__WHAT THE TASK REQUIRES__
Repeat, please, only the lines from the top of the data down to the line with "import * as"; include both of those lines.
-------- RECORDED DATA
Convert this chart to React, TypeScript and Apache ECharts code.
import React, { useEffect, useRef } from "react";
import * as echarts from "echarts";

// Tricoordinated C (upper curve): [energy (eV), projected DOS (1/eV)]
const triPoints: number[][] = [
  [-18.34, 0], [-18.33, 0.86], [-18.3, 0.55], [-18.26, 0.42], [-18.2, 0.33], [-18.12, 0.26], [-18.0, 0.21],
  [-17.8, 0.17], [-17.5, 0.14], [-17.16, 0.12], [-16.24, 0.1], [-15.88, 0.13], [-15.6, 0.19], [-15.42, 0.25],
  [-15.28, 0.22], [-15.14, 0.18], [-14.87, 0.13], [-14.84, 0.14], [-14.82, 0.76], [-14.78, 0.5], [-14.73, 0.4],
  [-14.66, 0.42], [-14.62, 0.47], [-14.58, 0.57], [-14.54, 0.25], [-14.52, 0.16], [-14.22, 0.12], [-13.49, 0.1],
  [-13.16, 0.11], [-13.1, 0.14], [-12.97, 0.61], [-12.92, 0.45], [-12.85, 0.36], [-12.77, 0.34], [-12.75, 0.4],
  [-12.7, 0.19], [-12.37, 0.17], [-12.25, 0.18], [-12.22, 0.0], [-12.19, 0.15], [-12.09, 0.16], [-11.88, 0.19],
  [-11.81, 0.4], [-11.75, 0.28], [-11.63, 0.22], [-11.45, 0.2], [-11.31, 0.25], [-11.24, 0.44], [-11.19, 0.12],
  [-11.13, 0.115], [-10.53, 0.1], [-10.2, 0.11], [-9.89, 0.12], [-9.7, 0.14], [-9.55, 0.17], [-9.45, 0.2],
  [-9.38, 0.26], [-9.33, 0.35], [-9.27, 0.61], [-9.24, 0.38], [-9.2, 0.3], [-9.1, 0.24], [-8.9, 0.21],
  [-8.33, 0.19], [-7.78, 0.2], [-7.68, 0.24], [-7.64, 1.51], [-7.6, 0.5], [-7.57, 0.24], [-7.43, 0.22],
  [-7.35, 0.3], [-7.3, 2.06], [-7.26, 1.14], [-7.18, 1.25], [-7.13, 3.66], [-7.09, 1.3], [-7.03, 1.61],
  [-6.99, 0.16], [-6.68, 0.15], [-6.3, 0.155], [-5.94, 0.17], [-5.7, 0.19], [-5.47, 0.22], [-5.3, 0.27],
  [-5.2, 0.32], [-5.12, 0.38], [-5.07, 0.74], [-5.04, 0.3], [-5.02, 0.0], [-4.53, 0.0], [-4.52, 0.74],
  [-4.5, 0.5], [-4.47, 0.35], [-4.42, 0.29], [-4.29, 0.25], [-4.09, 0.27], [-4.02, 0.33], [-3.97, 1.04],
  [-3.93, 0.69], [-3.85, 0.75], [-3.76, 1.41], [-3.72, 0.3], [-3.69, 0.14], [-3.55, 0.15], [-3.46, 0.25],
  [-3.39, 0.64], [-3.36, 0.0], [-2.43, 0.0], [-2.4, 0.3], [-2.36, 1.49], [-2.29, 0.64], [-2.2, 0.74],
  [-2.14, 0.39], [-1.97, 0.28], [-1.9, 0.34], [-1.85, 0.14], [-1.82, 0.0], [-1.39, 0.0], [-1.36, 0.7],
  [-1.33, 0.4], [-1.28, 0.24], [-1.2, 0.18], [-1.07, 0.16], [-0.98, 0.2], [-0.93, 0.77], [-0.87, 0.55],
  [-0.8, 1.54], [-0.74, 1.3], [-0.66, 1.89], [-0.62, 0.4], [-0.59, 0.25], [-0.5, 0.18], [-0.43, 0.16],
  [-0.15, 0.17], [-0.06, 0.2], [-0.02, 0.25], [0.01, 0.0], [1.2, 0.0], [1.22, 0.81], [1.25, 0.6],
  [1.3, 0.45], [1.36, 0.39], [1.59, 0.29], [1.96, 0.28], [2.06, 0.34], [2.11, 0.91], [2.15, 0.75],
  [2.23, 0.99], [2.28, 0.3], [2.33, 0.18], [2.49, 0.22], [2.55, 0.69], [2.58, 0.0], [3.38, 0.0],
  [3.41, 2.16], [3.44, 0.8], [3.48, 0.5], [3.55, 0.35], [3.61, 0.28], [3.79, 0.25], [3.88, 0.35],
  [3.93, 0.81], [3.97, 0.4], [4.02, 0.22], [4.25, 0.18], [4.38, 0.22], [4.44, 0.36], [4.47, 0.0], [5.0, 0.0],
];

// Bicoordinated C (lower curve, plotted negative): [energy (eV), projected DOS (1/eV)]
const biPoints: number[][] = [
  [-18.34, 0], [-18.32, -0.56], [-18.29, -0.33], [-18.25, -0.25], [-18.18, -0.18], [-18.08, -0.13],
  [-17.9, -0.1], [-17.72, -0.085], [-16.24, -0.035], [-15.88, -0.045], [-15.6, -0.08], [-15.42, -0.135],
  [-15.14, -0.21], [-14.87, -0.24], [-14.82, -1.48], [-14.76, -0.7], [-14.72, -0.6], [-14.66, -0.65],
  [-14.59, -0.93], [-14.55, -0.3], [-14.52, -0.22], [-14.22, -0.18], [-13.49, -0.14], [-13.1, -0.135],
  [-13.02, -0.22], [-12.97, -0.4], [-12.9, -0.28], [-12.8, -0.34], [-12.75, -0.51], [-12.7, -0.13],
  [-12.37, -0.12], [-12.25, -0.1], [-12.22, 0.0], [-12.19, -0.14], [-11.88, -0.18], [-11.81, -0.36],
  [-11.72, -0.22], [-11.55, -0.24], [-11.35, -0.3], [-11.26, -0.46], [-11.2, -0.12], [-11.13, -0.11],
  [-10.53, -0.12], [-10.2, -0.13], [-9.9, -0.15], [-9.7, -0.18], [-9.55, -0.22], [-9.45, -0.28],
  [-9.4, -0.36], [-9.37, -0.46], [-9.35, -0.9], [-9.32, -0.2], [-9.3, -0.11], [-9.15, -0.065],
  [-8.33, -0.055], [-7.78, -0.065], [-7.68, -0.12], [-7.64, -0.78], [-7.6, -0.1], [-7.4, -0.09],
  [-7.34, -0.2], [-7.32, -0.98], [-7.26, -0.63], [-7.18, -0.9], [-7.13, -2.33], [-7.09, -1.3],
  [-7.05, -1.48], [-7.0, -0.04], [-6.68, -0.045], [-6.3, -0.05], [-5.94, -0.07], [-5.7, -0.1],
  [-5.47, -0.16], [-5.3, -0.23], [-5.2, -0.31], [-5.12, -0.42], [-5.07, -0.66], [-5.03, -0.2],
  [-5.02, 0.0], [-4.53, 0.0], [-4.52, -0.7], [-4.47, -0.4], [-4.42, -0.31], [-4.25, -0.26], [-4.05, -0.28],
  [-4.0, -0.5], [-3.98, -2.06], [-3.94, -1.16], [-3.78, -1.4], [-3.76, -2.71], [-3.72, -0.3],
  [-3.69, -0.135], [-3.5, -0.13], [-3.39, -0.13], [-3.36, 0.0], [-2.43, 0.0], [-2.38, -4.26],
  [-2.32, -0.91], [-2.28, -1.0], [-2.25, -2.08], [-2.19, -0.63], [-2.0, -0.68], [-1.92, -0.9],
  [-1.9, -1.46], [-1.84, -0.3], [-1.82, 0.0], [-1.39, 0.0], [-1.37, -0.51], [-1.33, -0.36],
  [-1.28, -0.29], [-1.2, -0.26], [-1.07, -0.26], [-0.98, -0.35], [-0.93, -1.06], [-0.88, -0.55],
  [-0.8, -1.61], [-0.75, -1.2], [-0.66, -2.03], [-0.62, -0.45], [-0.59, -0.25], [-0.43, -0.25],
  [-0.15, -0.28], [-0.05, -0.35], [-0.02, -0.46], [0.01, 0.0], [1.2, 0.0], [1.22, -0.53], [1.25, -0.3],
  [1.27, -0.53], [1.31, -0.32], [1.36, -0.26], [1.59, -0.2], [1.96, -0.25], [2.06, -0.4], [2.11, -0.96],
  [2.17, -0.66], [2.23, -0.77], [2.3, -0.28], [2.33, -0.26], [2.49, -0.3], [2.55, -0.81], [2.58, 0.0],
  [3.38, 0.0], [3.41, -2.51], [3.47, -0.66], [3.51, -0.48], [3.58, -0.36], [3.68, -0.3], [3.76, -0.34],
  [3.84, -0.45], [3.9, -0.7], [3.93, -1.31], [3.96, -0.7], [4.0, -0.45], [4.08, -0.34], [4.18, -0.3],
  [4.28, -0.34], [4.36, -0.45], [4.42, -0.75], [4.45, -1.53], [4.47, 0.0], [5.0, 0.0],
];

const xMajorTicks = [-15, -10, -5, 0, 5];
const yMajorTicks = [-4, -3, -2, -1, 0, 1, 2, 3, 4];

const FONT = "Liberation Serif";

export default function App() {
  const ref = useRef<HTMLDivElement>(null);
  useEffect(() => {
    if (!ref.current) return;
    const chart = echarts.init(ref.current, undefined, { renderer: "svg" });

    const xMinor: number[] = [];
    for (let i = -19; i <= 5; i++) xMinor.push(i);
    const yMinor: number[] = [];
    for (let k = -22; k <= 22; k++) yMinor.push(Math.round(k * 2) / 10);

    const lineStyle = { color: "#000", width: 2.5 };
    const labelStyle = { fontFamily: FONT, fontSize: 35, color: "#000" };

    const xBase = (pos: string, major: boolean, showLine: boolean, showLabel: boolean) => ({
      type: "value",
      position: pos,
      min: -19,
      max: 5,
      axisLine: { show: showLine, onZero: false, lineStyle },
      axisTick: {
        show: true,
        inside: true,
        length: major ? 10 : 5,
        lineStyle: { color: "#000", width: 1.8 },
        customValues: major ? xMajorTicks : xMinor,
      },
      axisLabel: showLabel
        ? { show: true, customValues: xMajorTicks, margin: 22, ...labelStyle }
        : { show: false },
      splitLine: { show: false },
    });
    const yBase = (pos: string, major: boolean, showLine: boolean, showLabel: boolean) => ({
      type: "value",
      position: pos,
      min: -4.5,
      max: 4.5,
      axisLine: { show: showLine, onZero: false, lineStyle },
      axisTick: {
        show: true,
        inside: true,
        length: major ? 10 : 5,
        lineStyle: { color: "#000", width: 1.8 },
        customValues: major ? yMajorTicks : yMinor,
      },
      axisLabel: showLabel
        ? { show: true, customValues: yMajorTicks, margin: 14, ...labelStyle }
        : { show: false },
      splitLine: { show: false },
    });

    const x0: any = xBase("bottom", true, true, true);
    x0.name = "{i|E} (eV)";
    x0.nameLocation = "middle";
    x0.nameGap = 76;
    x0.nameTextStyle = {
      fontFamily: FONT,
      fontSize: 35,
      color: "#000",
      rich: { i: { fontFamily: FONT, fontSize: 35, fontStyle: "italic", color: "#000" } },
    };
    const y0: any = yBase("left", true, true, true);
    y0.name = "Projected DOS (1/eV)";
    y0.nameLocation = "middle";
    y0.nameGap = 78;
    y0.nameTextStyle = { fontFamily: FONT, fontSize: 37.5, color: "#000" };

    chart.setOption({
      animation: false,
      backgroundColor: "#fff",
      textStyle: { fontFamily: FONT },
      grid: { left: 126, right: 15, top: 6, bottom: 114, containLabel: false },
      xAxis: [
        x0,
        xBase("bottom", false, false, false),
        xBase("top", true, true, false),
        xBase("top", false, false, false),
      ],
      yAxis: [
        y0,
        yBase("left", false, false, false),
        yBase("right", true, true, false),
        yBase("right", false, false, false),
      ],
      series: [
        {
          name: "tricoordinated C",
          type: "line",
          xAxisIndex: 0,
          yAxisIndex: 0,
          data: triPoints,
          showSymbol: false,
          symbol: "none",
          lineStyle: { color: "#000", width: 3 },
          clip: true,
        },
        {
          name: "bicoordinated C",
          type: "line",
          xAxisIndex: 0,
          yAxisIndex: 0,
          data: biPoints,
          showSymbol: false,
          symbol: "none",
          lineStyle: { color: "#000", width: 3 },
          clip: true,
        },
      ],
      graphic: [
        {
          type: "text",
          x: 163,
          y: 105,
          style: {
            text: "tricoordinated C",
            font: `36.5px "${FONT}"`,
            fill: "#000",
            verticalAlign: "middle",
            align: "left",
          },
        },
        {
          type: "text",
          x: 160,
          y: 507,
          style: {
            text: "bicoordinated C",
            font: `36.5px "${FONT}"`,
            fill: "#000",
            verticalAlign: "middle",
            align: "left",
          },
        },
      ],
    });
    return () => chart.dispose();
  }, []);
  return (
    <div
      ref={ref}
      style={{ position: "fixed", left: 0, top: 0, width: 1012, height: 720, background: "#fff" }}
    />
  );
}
----------------
__REPLY TO THE EXERCISE__
Convert this chart to React, TypeScript and Apache ECharts code.
import React, { useEffect, useRef } from "react";
import * as echarts from "echarts";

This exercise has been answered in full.